Now, our definition of an estimation problem is the following...
An estimation problem consists of..
1) A sample room $(S,\mathcal{C})$ (measureable space), so C is a $\sigma$-Algebra.
2) A family $\{\mathbb{P}_\vartheta: \vartheta \in \theta\}$ of probability measures on $(S, \mathcal{C})$, where $\theta$ is an arbitrary parameter set.
3) $g: \theta \longrightarrow \Gamma \subset \mathbb{R}^{d}$ an estimating function (Most of the time $g$ is the identity, so $\Gamma = \theta$ and $g(\vartheta) = \vartheta$.

Since I am quite new to statistics, this definition isn't completely clear to me.
1) To set up the estimation problem I chose $([a,b]^{n}, \mathcal{B}([a,b]^{n}))$ as the the sample room ($\mathcal{B}([a,b]^{n}$ is the Borel $\sigma$-Algebra of the interval), because every sample has to be between $a$ and $b$. But I am not sure if this is correct.
2) This is the part, which I understand the least. What is the role of the $\vartheta$ ? And how can I find out the measure $\mathbb{P}_\vartheta(A)$ for $A \in \mathcal{B}([a,b]^{n})$ ?

I hope, I used the correct translations for the mathematical terms.

1

There are 1 best solutions below

0
On BEST ANSWER

In the spirit of @Henry's suggestion: Just to start the discussion, suppose $n = 10$ and you're taking ten observations from the probability distribution $\mathsf{Unif}(a, b).$ Then $\mu = E(X_i) = \frac{a+b}{2}.$ You want functions $T$ of the data for which $E(T) = \mu.$

Of course, $a, b$ with $a < b$ are unknown in your problem, but for the moment, let's suppose $a = 0,\, b=1.$ Here are ten observations from $\mathsf{Unif}(0, 1)$ ('standard uniform'), generated by R statistical software.

x = runif(10);  x
[1] 0.8271816 0.1792871 0.9898422 0.6193321 0.9893062
[6] 0.9166923 0.2977837 0.3063521 0.6174639 0.6119303

For these data, values of the three 'estimators' $T_1, T_2, T_3,$ respectively, are shown below:

sum(x); .5*(max(x) - min(x)); x[1]
## 6.355172
## 0.4052776
## 0.8271816

In this case, $T_1 = 6.355172$ is not a promising estimator of $\mu = 1/2.$ It is not even between $a = 0$ and $b = 1.$ (Maybe, dividing the total by $n = 10$ to get the sample mean would be an improvement). The average of the max and min (often called the 'midrange') $T_2 = 0.4052776,$ seems more promising; at least it is somewhere near the middle of the support $(a,b) = (0,1)$ of the distribution from which we are sampling. Finally, $T_3 = 0.8271816,$ also seems possible; it lies in $(0, 1)$ and obviously $E(T_3) = \mu = 1/2.$

Intuitively, it seems that $T_1/n$ and $T_2$ might be better choices than $T_3$ because the first two use all the data and in ways that seem 'fair' (in the sense of unbiasedness).
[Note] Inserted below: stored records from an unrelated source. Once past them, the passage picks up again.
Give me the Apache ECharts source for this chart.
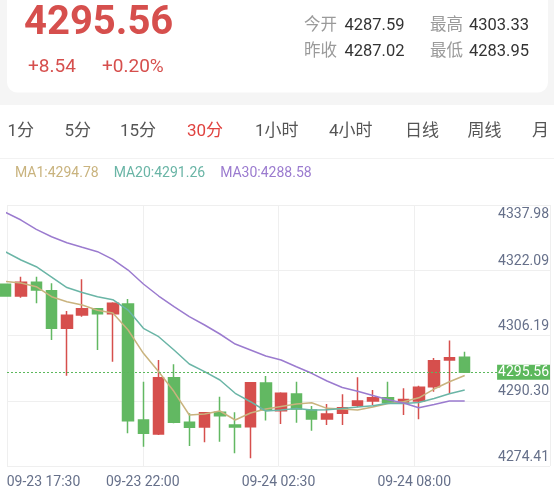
<!DOCTYPE html>
<html><head><meta charset="utf-8">
<script src="https://cdn.jsdelivr.net/npm/echarts@6/dist/echarts.min.js"></script>
<style>html,body{margin:0;padding:0;background:#fff;}#c{width:554px;height:492px;}</style>
</head><body><div id="c"></div>
<script>
// ---- header data ----
const headerPrice = '4295.56';
const headerChange = ['+8.54', '+0.20%'];
const statLabels = ['今开', '最高', '昨收', '最低'];
const statValues = ['4287.59', '4303.33', '4287.02', '4283.95'];
const tabs = ['1分', '5分', '15分', '30分', '1小时', '4小时', '日线', '周线', '月线'];
const activeTab = '30分';

// ---- candle data (30 min) ----
const opens  = [4316.99,4314.14,4317.48,4315.43,4306.27,4309.51,4311.05,4309.83,4312.19,4283.95,4280.54,4294.25,4283.38,4282.24,4285.82,4282.73,4282.31,4292.95,4286.21,4290.28,4286.38,4284.19,4285.58,4287.52,4288.57,4289.38,4288.33,4288.57,4292.05,4298.56,4299.21];
const closes = [4314.14,4317.48,4315.60,4306.27,4309.44,4311.05,4309.83,4312.36,4283.77,4280.71,4294.25,4283.38,4282.17,4285.72,4284.99,4282.24,4293.03,4286.38,4290.45,4286.62,4284.19,4285.41,4286.94,4288.57,4289.38,4288.16,4288.94,4291.91,4298.38,4299.12,4295.56];
const lows   = [4313.95,4313.72,4312.36,4303.43,4294.73,4309.10,4300.99,4298.14,4280.71,4277.44,4280.29,4283.14,4277.61,4278.51,4278.66,4275.84,4274.62,4283.82,4282.97,4283.29,4281.34,4282.73,4282.73,4287.04,4287.60,4288.01,4285.16,4284.12,4290.84,4290.45,4295.40];
const highs  = [4317.10,4318.84,4318.84,4317.23,4310.49,4318.21,4311.10,4312.61,4313.41,4293.27,4298.56,4297.51,4285.58,4285.80,4289.62,4285.82,4293.15,4294.66,4290.69,4293.27,4287.35,4287.84,4290.20,4294.34,4291.25,4293.27,4291.66,4292.30,4299.04,4303.33,4300.58];

// ---- moving averages ----
const ma1  = [4317.67,4317.30,4316.40,4313.97,4312.75,4311.95,4310.66,4310.00,4305.86,4300.19,4295.71,4290.88,4285.16,4285.41,4286.14,4283.95,4285.65,4286.62,4287.23,4287.84,4288.16,4286.79,4286.62,4286.38,4287.11,4287.96,4288.40,4289.35,4291.49,4293.27,4294.78];
const ma20 = [4324.85,4322.90,4321.27,4318.76,4316.21,4314.99,4313.97,4313.24,4310.73,4306.27,4304.23,4300.99,4297.58,4295.71,4293.69,4290.45,4288.40,4286.14,4286.38,4286.75,4286.38,4286.43,4286.75,4287.11,4287.43,4288.01,4287.96,4288.21,4289.18,4290.35,4291.26];
const ma30 = [4334.47,4332.64,4330.38,4328.58,4327.12,4326.00,4324.93,4323.07,4320.47,4317.06,4314.14,4311.53,4309.10,4307.08,4304.89,4302.45,4300.99,4299.53,4298.56,4296.92,4295.32,4293.44,4291.86,4290.96,4289.91,4288.89,4288.08,4286.92,4287.72,4288.57,4288.58];
const maNames = ['MA1', 'MA20', 'MA30'];

// ---- axis tick labels ----
const yTickLabels = ['4274.41', '4290.30', '4306.19', '4322.09', '4337.98'];
const xTickLabels = ['09-23 17:30', '09-23 22:00', '09-24 02:30', '09-24 08:00'];
const lastPrice = 4295.56;

// ---- styles ----
const FONT = 'Roboto, "Noto Sans CJK SC", sans-serif';
const RED = '#d64f4d', GREEN = '#62b862';
const maColors = ['#c9b37e', '#6ab5a6', '#9b7bcf'];
const axisTextColor = '#66708a';
const gridColor = '#efefef';

const candleData = opens.map((o, i) => [i, o, closes[i], lows[i], highs[i]]);
const maSeries = [ma1, ma20, ma30];

// header graphics
const g = [];
g.push({type: 'rect', shape: {x: 0, y: 0, width: 554, height: 105}, style: {fill: '#f5f5f5'}, silent: true});
g.push({type: 'rect', shape: {x: 7, y: -12, width: 541, height: 104.5, r: 10}, style: {fill: '#fff'}, silent: true});
g.push({type: 'text', x: 24, y: 24, style: {text: headerPrice, fontSize: 40, fontWeight: 'bold', fontFamily: FONT, fill: RED, verticalAlign: 'middle'}});
g.push({type: 'text', x: 28, y: 67, style: {text: headerChange[0], fontSize: 19, fontFamily: FONT, fill: RED, verticalAlign: 'middle'}});
g.push({type: 'text', x: 102, y: 67, style: {text: headerChange[1], fontSize: 19, fontFamily: FONT, fill: RED, verticalAlign: 'middle'}});
const statX = [[304, 344.5], [430, 469]];
const statY = [25.5, 51.5];
statLabels.forEach((lab, i) => {
  const col = i % 2, row = Math.floor(i / 2);
  g.push({type: 'text', x: statX[col][0], y: statY[row], style: {text: lab, fontSize: 16.5, fontFamily: FONT, fill: '#9a9a9a', verticalAlign: 'middle'}});
  g.push({type: 'text', x: statX[col][1], y: statY[row], style: {text: statValues[i], fontSize: 16.5, fontFamily: FONT, fill: '#333', verticalAlign: 'middle'}});
});
const tabX = [7.5, 64.5, 120, 187, 255, 329, 405, 467.5, 532];
tabs.forEach((t, i) => {
  g.push({type: 'text', x: tabX[i], y: 132, style: {text: t, fontSize: 17, fontFamily: FONT, fill: t === activeTab ? '#e0423f' : '#555', verticalAlign: 'middle'}});
});
g.push({type: 'rect', shape: {x: 549, y: 112, width: 5, height: 40}, style: {fill: '#fff'}, silent: true});
g.push({type: 'rect', shape: {x: 0, y: 158, width: 554, height: 1}, style: {fill: '#f2f2f2'}, silent: true});

const chart = echarts.init(document.getElementById('c'), null, {renderer: 'canvas'});
chart.setOption({
  animation: false,
  backgroundColor: '#fff',
  graphic: g,
  legend: {
    left: 5, top: 162, itemWidth: 0, itemHeight: 0, itemGap: 10, icon: 'rect', selectedMode: false,
    data: maNames.map((n, i) => ({name: n, textStyle: {color: maColors[i]}})),
    formatter: name => name + ':' + maSeries[maNames.indexOf(name)][maSeries[0].length - 1].toFixed(2),
    textStyle: {fontSize: 14, fontFamily: FONT}
  },
  grid: {left: 7, right: 4, top: 205, bottom: 26, containLabel: false},
  xAxis: [
    {type: 'value', min: 0.085, max: 35.575, show: false},
    {type: 'value', min: 0, max: 4, interval: 1, position: 'bottom',
      axisLine: {show: false}, axisTick: {show: false},
      splitLine: {show: true, lineStyle: {color: gridColor, width: 1}},
      axisLabel: {
        margin: 10,
        formatter: v => {
          const s = xTickLabels[v] || '';
          if (!s) return '';
          return v === 0 ? '{f|' + s + '}' : '{n|' + s + '}';
        },
        rich: {
          f: {fontSize: 14, fontFamily: FONT, color: axisTextColor, padding: [0, 0, 0, 73]},
          n: {fontSize: 14, fontFamily: FONT, color: axisTextColor}
        }
      }
    }
  ],
  yAxis: [
    {type: 'value', min: 4272.75, max: 4336.30, show: false, scale: true},
    {type: 'value', min: 0, max: 4, interval: 1, position: 'right',
      axisLine: {show: false}, axisTick: {show: false},
      splitLine: {show: true, lineStyle: {color: gridColor, width: 1}},
      axisLabel: {
        inside: true, margin: 1, verticalAlign: 'middle',
        formatter: v => {
          const s = yTickLabels[v] || '';
          return v === 4 ? '{t|' + s + '}' : '{b|' + s + '}';
        },
        rich: {
          t: {fontSize: 14, fontFamily: FONT, color: axisTextColor, padding: [18, 0, 0, 0]},
          b: {fontSize: 14, fontFamily: FONT, color: axisTextColor, padding: [0, 0, 18, 0]}
        }
      }
    }
  ],
  series: [
    {
      name: 'K', type: 'candlestick', xAxisIndex: 0, yAxisIndex: 0,
      data: candleData,
      encode: {x: 0, y: [1, 2, 3, 4]},
      barWidth: 11,
      clip: true,
      itemStyle: {color: RED, color0: GREEN, borderColor: RED, borderColor0: GREEN, borderWidth: 1.5},
      markLine: {
        silent: true, symbol: ['none', 'none'],
        data: [{yAxis: lastPrice}],
        lineStyle: {type: [2, 2], color: '#5cb85c', width: 1.2},
        label: {
          show: true, position: 'insideEnd', distance: 0,
          formatter: () => lastPrice.toFixed(2),
          backgroundColor: '#5cb85c', color: '#fff', fontSize: 14, fontFamily: FONT,
          padding: [1, 1, 0, 1]
        }
      }
    }
  ].concat(maSeries.map((arr, k) => ({
    name: maNames[k], type: 'line', xAxisIndex: 0, yAxisIndex: 0,
    data: arr.map((v, i) => [i, v]),
    showSymbol: false, symbol: 'none', clip: true,
    lineStyle: {color: maColors[k], width: 1.5},
    itemStyle: {color: maColors[k]},
    z: 3
  })))
});
</script>
</body></html>
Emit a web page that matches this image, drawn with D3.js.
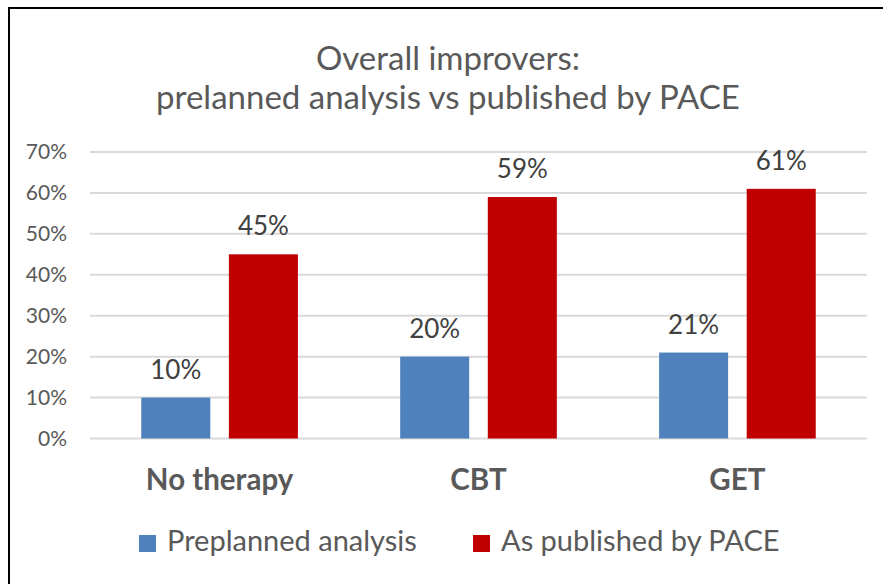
<!DOCTYPE html>
<html>
<head>
<meta charset="utf-8">
<script src="https://cdn.jsdelivr.net/npm/d3@7"></script>
<style>
  body { margin: 0; background: #fff; }
  svg { display: block; font-family: Lato, "Open Sans", sans-serif; }
</style>
</head>
<body>
<svg id="chart" width="883" height="584"></svg>
<script>
const categories = ['No therapy', 'CBT', 'GET'];
const seriesNames = ['Preplanned analysis', 'As published by PACE'];
const preplanned = [0.10, 0.20, 0.21];
const published = [0.45, 0.59, 0.61];
const yTicks = [0, 0.1, 0.2, 0.3, 0.4, 0.5, 0.6, 0.7];
const colors = ['#4F81BD', '#C00000'];

const svg = d3.select('#chart');

// frame (only top and left edges show in the picture)
svg.append('path')
  .attr('d', 'M9,584 V8 H883')
  .style('fill', 'none')
  .style('stroke', '#000')
  .style('stroke-width', 2);

// title
const title = svg.append('text')
  .attr('text-anchor', 'middle')
  .style('fill', '#595959')
  .style('font-size', '33px');
title.append('tspan').attr('x', 448).attr('y', 70).text('Overall improvers:');
title.append('tspan').attr('x', 448).attr('y', 109).text('prelanned analysis vs published by PACE');

const plotLeft = 90, plotRight = 867, plotTop = 152, plotBottom = 438.5;

const y = d3.scaleLinear().domain([0, 0.7]).range([plotBottom, plotTop]);
const x0 = d3.scaleBand().domain(categories).range([plotLeft, plotRight]).paddingInner(0.395).paddingOuter(0.198);
const x1 = d3.scaleBand().domain(seriesNames).range([0, x0.bandwidth()]).paddingInner(0.212);

// gridlines
svg.append('g')
  .selectAll('line')
  .data(yTicks)
  .enter()
  .append('line')
  .attr('x1', plotLeft)
  .attr('x2', plotRight)
  .attr('y1', d => y(d))
  .attr('y2', d => y(d))
  .style('stroke', '#D9D9D9')
  .style('stroke-width', 2);

// y axis labels
const yAxis = svg.append('g')
  .attr('transform', `translate(${plotLeft},0)`)
  .call(d3.axisLeft(y).tickValues(yTicks).tickFormat(d3.format('.0%')).tickSize(0).tickPadding(23));
yAxis.select('.domain').remove();
yAxis.selectAll('text')
  .style('font-family', 'Lato, sans-serif')
  .style('font-size', '21px')
  .style('fill', '#595959');

// bars
const rows = categories.map((c, i) => ({ cat: c, vals: [preplanned[i], published[i]] }));
const groups = svg.append('g')
  .selectAll('g')
  .data(rows)
  .enter()
  .append('g')
  .attr('transform', d => `translate(${x0(d.cat)},0)`);

groups.selectAll('rect')
  .data(d => d.vals.map((v, j) => ({ name: seriesNames[j], v: v, j: j })))
  .enter()
  .append('rect')
  .attr('x', d => x1(d.name))
  .attr('width', x1.bandwidth())
  .attr('y', d => y(d.v))
  .attr('height', d => y(0) - y(d.v))
  .style('fill', d => colors[d.j]);

groups.selectAll('text')
  .data(d => d.vals.map((v, j) => ({ name: seriesNames[j], v: v })))
  .enter()
  .append('text')
  .attr('x', d => x1(d.name) + x1.bandwidth() / 2)
  .attr('y', d => y(d.v) - 19)
  .attr('text-anchor', 'middle')
  .style('font-size', '26px')
  .style('fill', '#404040')
  .text(d => d3.format('.0%')(d.v));

// category labels
svg.append('g')
  .selectAll('text')
  .data(categories)
  .enter()
  .append('text')
  .attr('x', d => x0(d) + x0.bandwidth() / 2)
  .attr('y', 490)
  .attr('text-anchor', 'middle')
  .style('font-size', '29.5px')
  .style('font-weight', 'bold')
  .style('fill', '#595959')
  .text(d => d);

// legend
const legendX = [139, 473];
const legend = svg.append('g')
  .selectAll('g')
  .data(seriesNames)
  .enter()
  .append('g')
  .attr('transform', (d, i) => `translate(${legendX[i]},535)`);
legend.append('rect')
  .attr('width', 17)
  .attr('height', 17)
  .style('fill', (d, i) => colors[i]);
legend.append('text')
  .attr('x', 28)
  .attr('y', 16)
  .style('font-size', '29px')
  .style('fill', '#595959')
  .text(d => d);
</script>
</body>
</html>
It is not difficult to show that $E(T_1/n) = E(T_2) = E(T_3) = \mu = \frac{a+b}{2} = 1/2.$ No doubt, later in your course you will discuss which one of these 'unbiased estimators' is "best". One criterion for "best" is to choose the unbiased estimator with the smallest variance. (Roughly speaking, "aimed at the right target" and "aimed most precisely".)

There are unbiased estimators in addition to the three mentioned here. (The sample median 0.618398 is one additional candidate). So I'll leave it to you to discover later whether it is possible to say that one of these four is the best of all possible unbiased estimators.

Note: In this discussion I am just taking an informal and intuitive approach in hopes it will help you understand the importance of your problem. I am ignoring the "foundational issues" here, not because they are unimportant, but because I don't have access to the notation, definitions, and development from your text. So it is best if you figure that part out on your own or ask your instructor.